For this risk-based assessment, the Omnibus describes a two-step process:
-Step one: Α scoping exercise to identify general areas across the company’s own operations, subsidiaries and, where related to their chains of activities, those of their business partners where, based on reasonably available information, adverse impacts are most likely to occur and to be most severe.
-It states that “reasonable available information” will “as a general rule preclude requesting information from business partners” although companies will have “flexibility in judging what information is reasonably available to them”.
-Step two: Based on the results of the above scoping, the company should carry out an in- depth assessment in the areas, where the most severe and likely adverse impacts have been identified.
-For this purpose, companies should not seek to obtain information from business partners “unless this is necessary”. Where a business partner has fewer than 5.000 employees, the company shall only seek such information where information “cannot reasonably be obtained by other means”.
-Where such information can be obtained from more than one business partner, companies should, where reasonable, prioritize seeking it directly from the partner(s) “where the adverse impacts are most likely to occur”.

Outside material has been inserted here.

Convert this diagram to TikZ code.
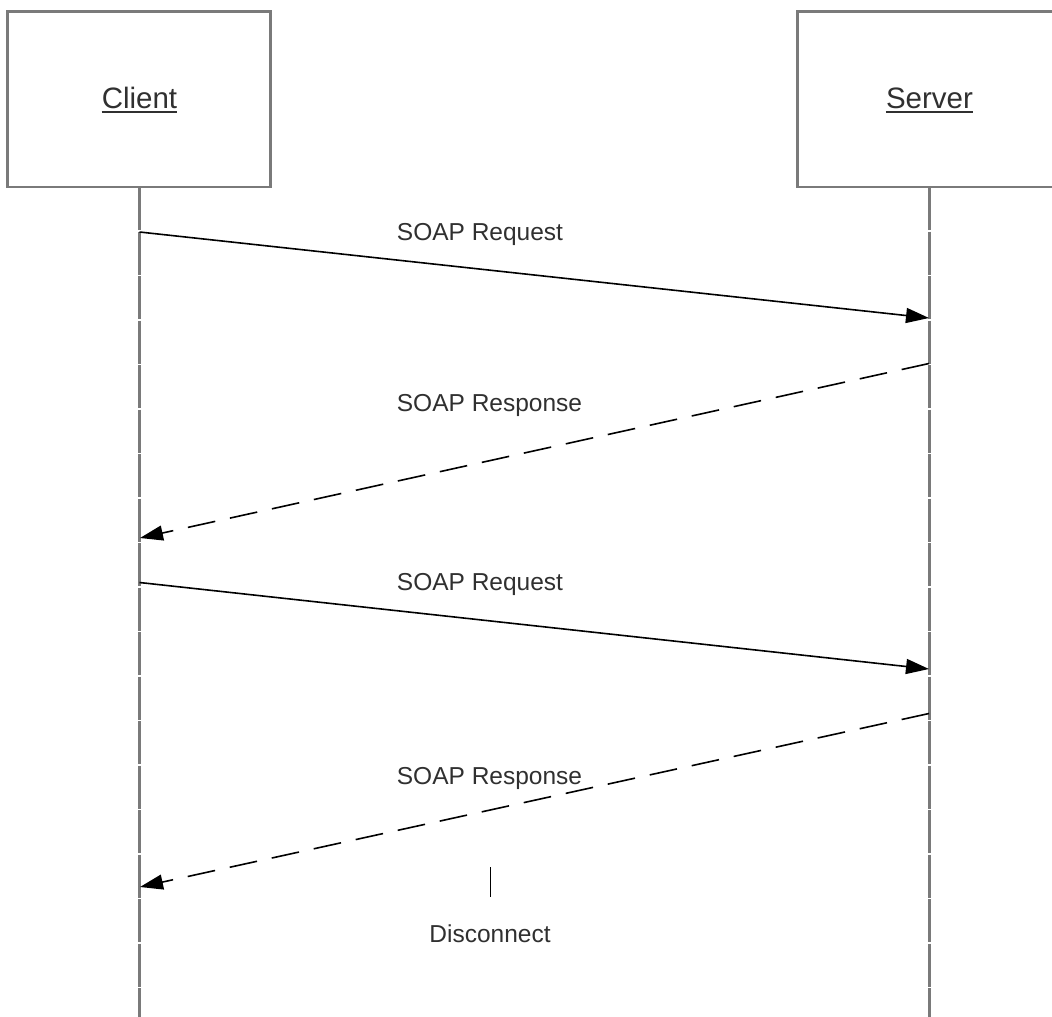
\documentclass[tikz,border=0pt]{standalone}
\usepackage{fontspec}
\setmainfont{Liberation Sans}
\usetikzlibrary{arrows.meta}
\definecolor{boxgray}{HTML}{7A7A7A}
\definecolor{txt}{HTML}{303030}
\tikzset{
  lifebox/.style={draw=boxgray, line width=2.5pt, fill=white},
  lifeline/.style={draw=boxgray, line width=2.5pt, dash pattern=on 43pt off 1.5pt},
  headtext/.style={inner sep=0pt, anchor=base, text=txt, font=\fontsize{29.5}{34}\selectfont},
  msgtext/.style={inner sep=0pt, anchor=base, text=txt, font=\fontsize{24.5}{29}\selectfont},
  msg/.style={draw=black, line width=1.6pt, -{Triangle[length=23pt,width=15pt]}},
  reply/.style={msg, dash pattern=on 28pt off 15pt},
  underl/.style={draw=txt, line width=1.5pt}
}
\begin{document}
\begin{tikzpicture}[x=1pt,y=-1pt]
\useasboundingbox (0,0) rectangle (1052,1017);
\clip (0,0) rectangle (1052,1017);
% lifelines
\coordinate (cTop) at (139.5,187);
\coordinate (cBot) at (139.5,1017);
\coordinate (sTop) at (929.5,187);
\coordinate (sBot) at (929.5,1017);
\draw[lifeline] (cTop) -- (cBot);
\draw[lifeline] (sTop) -- (sBot);
% boxes
\draw[lifebox] (7.5,11.5) rectangle (270.5,187);
\draw[lifebox] (797.5,11.5) rectangle (1070,187);
\node[headtext] (cl) at (139.5,108) {Client};
\node[headtext] (sl) at (929.5,108) {Server};
\draw[underl] ([yshift=-4pt]cl.base west) -- ([yshift=-4pt]cl.base east);
\draw[underl] ([yshift=-4pt]sl.base west) -- ([yshift=-4pt]sl.base east);
% message points
\coordinate (c1) at (139.5,232);
\coordinate (s1) at (929,318);
\coordinate (s2) at (929,363.5);
\coordinate (c2) at (140,538);
\coordinate (c3) at (139.5,582.5);
\coordinate (s3) at (929,669);
\coordinate (s4) at (929,713.5);
\coordinate (c4) at (140,887);
\draw[msg] (c1) -- (s1);
\draw[reply] (s2) -- (c2);
\draw[msg] (c3) -- (s3);
\draw[reply] (s4) -- (c4);
% labels
\node[msgtext] (l1) at (480,240.5) {SOAP Request};
\node[msgtext] (l2) at (489.5,411.5) {SOAP Response};
\node[msgtext] (l3) at (480,590) {SOAP Request};
\node[msgtext] (l4) at (489.5,784) {SOAP Response};
% disconnect
\coordinate (d1) at (490.5,867);
\coordinate (d2) at (490.5,897);
\draw[draw=black, line width=1.6pt] (d1) -- (d2);
\node[msgtext] (dl) at (490,942.5) {Disconnect};
\end{tikzpicture}
\end{document}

-Termination/Suspension of Business Relationships: The final text of the Directive eliminates the “last resort” requirement to permanently sever ties with business partners when mitigation fails. Instead, the focus shifts to a more flexible approach: where allowed by the applicable governing law, companies are now expected to suspend specific activities or relationships until the issues are resolved.
-Liability and Fines: The proposed EU-wide harmonized civil liability regime has been removed, leaving enforcement to national systems. Furthermore, the ceiling for financial penalties has been lowered to 3% of net worldwide turnover.
5. Main Obligations under CS3D
Following the above amendments, the main Obligations of the Companies in scope are:
–Fulfilment of the following due diligence obligations (duty to make an effort to fulfil the due diligence obligations, the CSDDD requires increased consultation with stakeholders):
(i) Integration of risk-based due diligence into corporate policy,
(ii) Identification and assessment of actual and potential adverse impacts (in the activity chain, where there is a limited obligation to obtain information, downstream only to a limited extend),
(iii) Taking prevention and mitigation measures (in the event of actual adverse impacts),
(iv) Setting up a complaints procedure (accessible to internal and external persons), monitoring and reviewing the effectiveness of strategies and measures,
(v) Documentation and reporting once a year, usually via the sustainability report as part of the CSRD.
III. NEXT STEPS AND STRATEGIC OUTLOOK
At first, the Omnibus I package seems to provide a “relief” for companies navigating the CSRD and CS3D landscape. However, the scope of the Omnibus I Directive isn’t to undermine ΕSG procedures (CSRD reporting/CS3D due diligence), but to reframe them, through simplification and focus on real value creation. Without the heavy burden of excess bureaucratic overload, companies should fundamentally reassess the ΕSG regulatory frameworks, from being perceived as compliance obligations into principal strategic instruments of RISK MANAGEMENT and CAPITAL ALLOCATION. In particular, through the double materiality exercise – that remains intact by Omnibus I – as well as the due diligence procedure, companies are encouraged to collect valuable data related to their operations, that will help them reassess their current status of maturity on sustainability issues. By following the above mentioned procedures, companies will trace weaknesses, as well as risks and opportunities in stake and take strategic decisions accordingly, by allocating also the necessary funds. Rather than treating disclosures and due diligence requirements as box-ticking exercises, forward-looking organizations should use the extra time offered by the Omnibus procedure, to strengthen risk management, improve supply chain transparency and anticipate regulatory, environmental and social disruptions. By embedding ESG considerations into core business strategy, firms can identify material risks earlier, unlock operational efficiencies, allocate the necessary funds early on and build trust with investors, customers and stakeholders. Ultimately, approaching ESG reporting and CS3D through a strategic lens enables companies not only to meet evolving regulatory expectations but also to secure resilience and competitive advantage – mainly by strategically investing on the areas that mostly matter – in an increasingly complex and sustainability-driven global economy.
[1] Wave 2 (“large companies”):
Α company qualifies as “large” if it meets at least 2 of 3 criteria:
-250 employees,
-EUR 40 million net turnover
-EUR 20 million total assets
Wave 3 (“Listed SMEs – except micro – and small financial entities):
Α company qualifies as “SME” if it meets at least 2 of 3 criteria:
– Fewer than 250 employees,
– Less than EUR 40 million net turnover
– Less than EUR 20 million total assets
By the “Stop-the-Clock” Directive, the reporting obligations of Wave 2&3 have been shifted for 2 years:
-Wave 2: Reporting Obligation from 2028 for financial year 2027 (previously, from 2026 for financial year 2025)
-Wave 3: Reporting Obligation from 2029 for financial year 2028 (previously, from 2027 for financial year 2026)
[2] Non –Financial Reporting Directive (Directive 2014/95/EU), is the first EU Directive requiring large companies to disclose non-financial (ESG) information. It applied to:
– Large public-interest entities (PIEs) with more than 500 employees (ex listed companies, banks, insurance companies).
It has now been replaced and significantly expanded by CSRD.
Practically, companies previously under ΝFRD are included in Wave 1 of CSRD.
They are the first to apply CSRD (from 2025, for financial year 2024).
[3] Law 5255/2025 (Αrt.57) shifts the application dates of CSRD by amending the relevant provisions of Law 5164/2024:
Timeline:
Wave 1 (Large listed – under NFRD): Reporting Obligation from 2025, for financial year 2024(remains unchanged)
Wave 2 (Large non – NFRD): Reporting Obligation from 2028, for financial year 2027
Wave 3 (Listed SMEs & small financial entities: Reporting Obligation from 2029, for financial year 2028.